Bierfeldt and Yon refused to answer questions because they wanted to know their rights first. Many travelers do not know their rights when TSA shuttles them off to that little room with no windows. Yon said of the incident, “No country has ever treated me so badly. Not China. Not Vietnam. Not Afghanistan.”
Over lunch last week, my mom and I discussed the on-going TSA issue. She curiously asked me, “Well what are you rights when TSA questions you?” This sparked some research in me. I began searching the TSA website for a traveler’s rights section. No such category exists. No wonder no one knows what they should and should not answer when it comes to TSA. There is a section titled “The Screening Experience”, but nothing on the site tells you specifically, flat out, when TSA starts asking what you do for a living and what car you drive, how you should respond.
I looked for other outlets to find the answers. Very few sites know a traveler’s rights at the airport. The ACLU does have a document called “Know Your Rights When Encountering Law Enforcement.” The file contains an entire section on your rights at airports. I have condensed it below for travelers looking to know how to handle TSA questioning.
When can officers stop me at the airport?
Customs agents, immigration officers and TSA officers can search you at anytime. They can stop you based on your citizenship and travel itinerary. They have the right to search all your bags, even if you passed through security without a beep.
When can TSA NOT stop me at the airport?
It is illegal for law enforcement officers to perform any stops, searches, detentions or removals based solely on race, national origin, religion, sex, ethnicity, age, or sexual orientation.

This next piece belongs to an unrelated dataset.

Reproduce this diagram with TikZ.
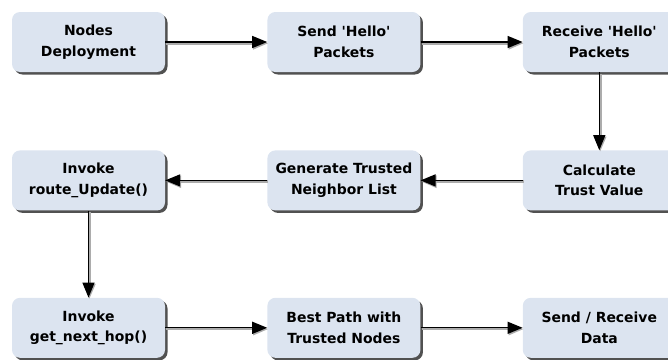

What are my rights when questioned by TSA?
Officers do have the right to question you about the property you are carrying with you, such as asking if you have weapons, drugs, etc. They can ask you about the purpose of your visit, your travel itinerary or your citizenship.
It seems most travelers at one point or another have been extensively detained by TSA. I searched “detained by TSA”. Pages and pages of stories pulled up of personal accounts of ridiculous questioning. U.S. citizens selected for additional questioning by airport officers have the right to an attorney present for any questioning. If you feel the questions you are being asked have no pertinence to national security or you are being detained for doing something legal, you may say you would like a lawyer present before answering unnecessary questions. This can help the situation. In Steve Bierfeldt’s case, he merely asked the TSA officer what his rights were before answering their questions. They would not tell him. If they won’t tell you your rights, tell them you want them to call your lawyer or you would like to have a lawyer present. Non U.S. citizens selected for a longer interview generally do not have the right to an attorney. They DO have the right however if any of the questions relate to anything other than immigration status.
What are the TSA rights?
It is amazing what the TSA can have access to without probable cause. Officers can generally have access to your laptop files and make copies if they want. If this occurs and you feel it did so unjustly, write down the name, badge number and agency of the person who conducted the search so you can file a complaint. If TSA wants to remove a religious headpiece because an alarm is coming from it, you have the right to remove it in private. Surprisingly strip searches are still technically allowed. While this is not a routine procedure, strip searches can technically be conducted by reasonable suspicion in a private area.